Art Gallery
M. C. Escher: Rhythm of Illusion
Where: Mobile Museum of Art (4850 Museum Dr. in Langan Park)
When: Through Sunday, Jan. 6
Dutch artist Maurits Escher was an ideal fit for the turbulent times of the early 20th Century arts world as his paradoxical forays into light and shadow bent perspective and geometry with a mastery of perception. His intuitive gifts with mathematics worked in tandem with a creative instinct custom fit for a time where sciences such as quantum physics opened a world seemingly as much a part of Lewis Carroll as Albert Einstein.
This astounding exhibit contains 81 prints and drawings from all periods of Escher’s career and was organized by the Portland Art Museum in Oregon.
Museum hours are Monday – Saturday, 10 a.m. – 5 p.m. and Sundays, 1 – 5 p.m.
Entrance is $10 for adults, $9 for seniors and military, $6 for students and group rates are available.
For more information, call 208-5200 or go to www.mobilemuseumofart.com.
“Nightmares: Tell Me That Isn’t Scary!”
Where: Playhouse In the Park (4851 Museum Dr. in Langan Park)
When: Oct. 24 – 27
Community youth theater The Playhouse in the Park enlisted local mystery writer Thomas Lakeman to create an original script for their annual Halloween production. The result is “Nightmares: Tell me That Isn’t Scary!” Lakeman, whose second novel is being published by St. Martin’s press this November, drew on his love of monster movies and knowledge of literature to adapt Nathaniel Hawthorne’s “The Birth-Mark,” Balzac’s “The Elixir of Life,” and Ambrose Bierce’s “The Damned Thing.”
These disparate stories are united by a single concept, that, according to Lakeman, “three artists from Hollywood’s golden age – a director, a producer, and a screenwriter – are trying to out-do each other, concocting horror stories for an unnamed studio boss who may or may not be the Prince of Darkness (which is pretty much a given in the movie industry). Each narrator has his or her own ideas about what’s frightening, which explains the play’s subtitle: “Tell Me That Isn’t Scary!”
Lakeman finds inspiration for these stories from throughout time, noting that the themes of perfection at any cost in “The Birth-Mark” are still relevant today and conceiving of “Elixer of Life” as an “homage to 1950s comics like Tales from the Crypt – grim and gory, but hopefully funny as well.”
Playhouse Director Danny Mollise and Scenic Designer Pamela Mollise are staging the play for school audiences Oct. 24 through Oct. 26, culminating in public performances that weekend, Oct.26 and 27 at 7:30 pm.
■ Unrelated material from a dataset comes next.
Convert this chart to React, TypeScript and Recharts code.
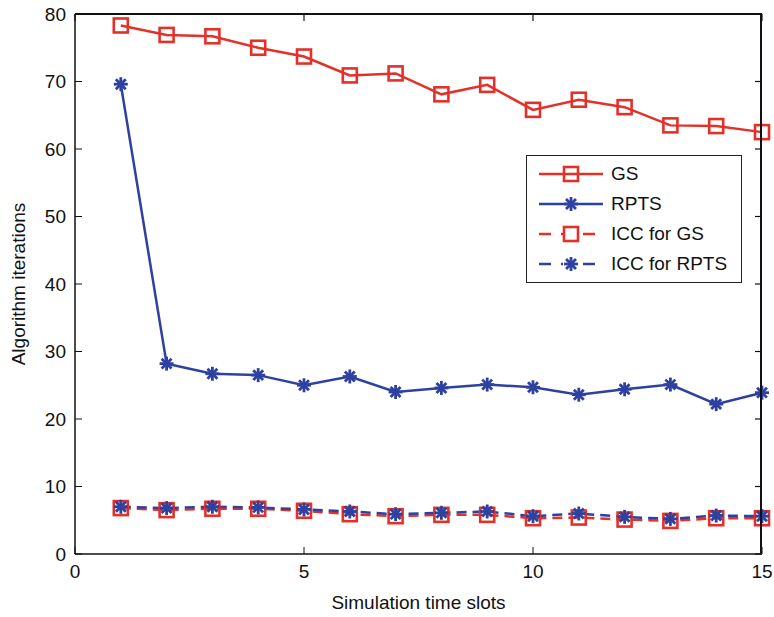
import React from 'react'
import { LineChart, Line, XAxis, YAxis, Label } from 'recharts'

const SLOTS = [1, 2, 3, 4, 5, 6, 7, 8, 9, 10, 11, 12, 13, 14, 15]
const GS = [78.3, 76.9, 76.7, 75.0, 73.7, 70.9, 71.2, 68.1, 69.5, 65.8, 67.3, 66.2, 63.5, 63.4, 62.5]
const RPTS = [69.6, 28.2, 26.7, 26.5, 25.0, 26.3, 24.0, 24.6, 25.1, 24.7, 23.6, 24.4, 25.1, 22.2, 23.9]
const ICC_GS = [6.8, 6.5, 6.7, 6.7, 6.4, 5.9, 5.6, 5.8, 5.8, 5.3, 5.4, 5.1, 4.9, 5.3, 5.3]
const ICC_RPTS = [7.0, 6.8, 7.0, 6.9, 6.6, 6.3, 5.9, 6.1, 6.3, 5.6, 6.0, 5.5, 5.2, 5.7, 5.6]
const X_TICKS = [0, 5, 10, 15]
const Y_TICKS = [0, 10, 20, 30, 40, 50, 60, 70, 80]
const X_MAX = 15
const Y_MAX = 80

const RED = '#e3312a'
const BLUE = '#2d42a0'
const AXIS = '#111'
const FONT = '"Liberation Sans", Arial, sans-serif'

// chart box
const W = 774
const H = 617
const M = { top: 14, right: 12, bottom: 0, left: 0 }
const Y_AXIS_W = 75
const X_AXIS_H = 63
const PLOT = {
	left: M.left + Y_AXIS_W,
	right: W - M.right,
	top: M.top,
	bottom: H - M.bottom - X_AXIS_H,
}

const data = SLOTS.map((s, i) => ({
	slot: s,
	gs: GS[i],
	rpts: RPTS[i],
	iccGs: ICC_GS[i],
	iccRpts: ICC_RPTS[i],
}))

const SERIES = [
	{ key: 'gs', name: 'GS', color: RED, marker: 'square', dash: undefined },
	{ key: 'rpts', name: 'RPTS', color: BLUE, marker: 'star', dash: undefined },
	{ key: 'iccGs', name: 'ICC for GS', color: RED, marker: 'square', dash: '10 6' },
	{ key: 'iccRpts', name: 'ICC for RPTS', color: BLUE, marker: 'star', dash: '10 6' },
]

const Marker = ({ cx, cy, kind, color }: { cx: number; cy: number; kind: string; color: string }) => {
	if (kind === 'square') {
		return <rect x={cx - 7} y={cy - 7} width={14} height={14} fill="none" stroke={color} strokeWidth={2.6} />
	}
	const r = 7
	const d = r * 0.7071
	return (
		<g stroke={color} strokeWidth={2.8}>
			<line x1={cx - r} y1={cy} x2={cx + r} y2={cy} />
			<line x1={cx} y1={cy - r} x2={cx} y2={cy + r} />
			<line x1={cx - d} y1={cy - d} x2={cx + d} y2={cy + d} />
			<line x1={cx - d} y1={cy + d} x2={cx + d} y2={cy - d} />
		</g>
	)
}

const makeDot = (kind: string, color: string) => (props: any) => {
	const { cx, cy, index } = props
	return <Marker key={`${kind}-${color}-${index}`} cx={cx} cy={cy} kind={kind} color={color} />
}

// legend drawn as an overlay so it does not take room from the plot
const LegendBox = () => (
	<div
		style={{
			position: 'absolute',
			left: 526,
			top: 155,
			border: '1.5px solid #222',
			background: '#fff',
			width: 214,
			padding: '3px 0',
			fontFamily: FONT,
			fontSize: 19,
			color: '#111',
		}}
	>
		{SERIES.map(s => (
			<div key={s.key} style={{ display: 'flex', alignItems: 'center', height: 30 }}>
				<svg width={84} height={30} style={{ flexShrink: 0 }}>
					<line x1={12} y1={15} x2={76} y2={15} stroke={s.color} strokeWidth={2.5} strokeDasharray={s.dash ? '12 10' : undefined} />
					{s.dash && <rect x={36} y={8} width={16} height={14} fill="#fff" />}
					<Marker cx={44} cy={15} kind={s.marker} color={s.color} />
				</svg>
				<span>{s.name}</span>
			</div>
		))}
	</div>
)

// top / right side of the MATLAB style box, with inward ticks
const Frame = () => {
	const sx = (v: number) => PLOT.left + ((PLOT.right - PLOT.left) * v) / X_MAX
	const sy = (v: number) => PLOT.bottom - ((PLOT.bottom - PLOT.top) * v) / Y_MAX
	return (
		<>
			<div
				style={{
					position: 'absolute',
					left: PLOT.left,
					top: PLOT.top - 1,
					width: PLOT.right - PLOT.left,
					height: PLOT.bottom - PLOT.top,
					borderTop: `2px solid ${AXIS}`,
					borderRight: `2px solid ${AXIS}`,
					boxSizing: 'border-box',
					pointerEvents: 'none',
					zIndex: 5,
				}}
			/>
			<svg width={W} height={H} style={{ position: 'absolute', left: 0, top: 0, pointerEvents: 'none', zIndex: 6 }}>
				{X_TICKS.map(t => (
					<line key={`x${t}`} x1={sx(t)} y1={PLOT.top} x2={sx(t)} y2={PLOT.top + 7} stroke={AXIS} strokeWidth={1.2} />
				))}
				{Y_TICKS.map(t => (
					<line key={`y${t}`} x1={PLOT.right} y1={sy(t)} x2={PLOT.right - 7} y2={sy(t)} stroke={AXIS} strokeWidth={1.2} />
				))}
			</svg>
		</>
	)
}

const App = () => {
	return (
		<div style={{ position: 'absolute', left: 0, top: 0, width: W, height: H, background: '#fff' }}>
			<LineChart width={W} height={H} data={data} margin={M}>
				<XAxis
					dataKey="slot"
					type="number"
					domain={[0, X_MAX]}
					ticks={X_TICKS}
					height={X_AXIS_H}
					tickSize={-7}
					tickMargin={18}
					axisLine={{ stroke: AXIS, strokeWidth: 1.5 }}
					tickLine={{ stroke: AXIS, strokeWidth: 1 }}
					tick={{ fill: '#111', fontSize: 19, fontFamily: FONT }}
				>
					<Label
						value="Simulation time slots"
						position="insideBottom"
						offset={8}
						style={{ fill: '#111', fontSize: 19, fontFamily: FONT }}
					/>
				</XAxis>
				<YAxis
					type="number"
					domain={[0, Y_MAX]}
					ticks={Y_TICKS}
					width={Y_AXIS_W}
					tickSize={-7}
					tickMargin={16}
					axisLine={{ stroke: AXIS, strokeWidth: 1.5 }}
					tickLine={{ stroke: AXIS, strokeWidth: 1 }}
					tick={{ fill: '#111', fontSize: 19, fontFamily: FONT }}
				>
					<Label
						value="Algorithm iterations"
						angle={-90}
						position="center"
						dx={-19}
						style={{ fill: '#111', fontSize: 19, fontFamily: FONT, textAnchor: 'middle' }}
					/>
				</YAxis>
				{SERIES.map(s => (
					<Line
						key={s.key}
						dataKey={s.key}
						name={s.name}
						stroke={s.color}
						strokeWidth={2.5}
						strokeDasharray={s.dash}
						dot={makeDot(s.marker, s.color)}
						activeDot={false}
						isAnimationActive={false}
					/>
				))}
			</LineChart>
			<Frame />
			<LegendBox />
		</div>
	)
}

export default App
Attendees at the Saturday night performance are encouraged to wear costumes.
Thomas Lakeman is the author of the novels The Shadow Catchers and Chillwater Cove. For reservations or further information, call 601-0630.
- Contributed by Asia Frey
Moonlight & Magnolias
Where: Mobile Theatre Guild (14 N. Lafayette St.)
When: Oct. 26 – 28
Producer David O. Selznick began principal photography for “Gone With The Wind” in 1939 then immediately changed directors and ordered rewrites. Selznick then locked himself, new director Victor Fleming, screenwriter Ben Hecht and Selznick’s long-suffering assistant Miss Poppenghul in his office for a week to forge a new script. Hecht was unfamiliar with the work so Selznick and Fleming acted out the book while Hecht wrote scenes.
British-born playwright Ron Hutchinson exploited this chaos for all it s comic potential and brought his Emmy award-winning talents to bear in “Moonlight and Magnolias.” The play has particular appeal to both fans of Margaret Mitchell’s work and those who silently suffer the cult that has blossomed around the Old South “bodice ripper.”
Friday and Saturday evening shows begin at 8 p.m. with Sunday’s starting at 2 p.m.
Tickets are $17 for the general public, $14 for seniors and $10 for students.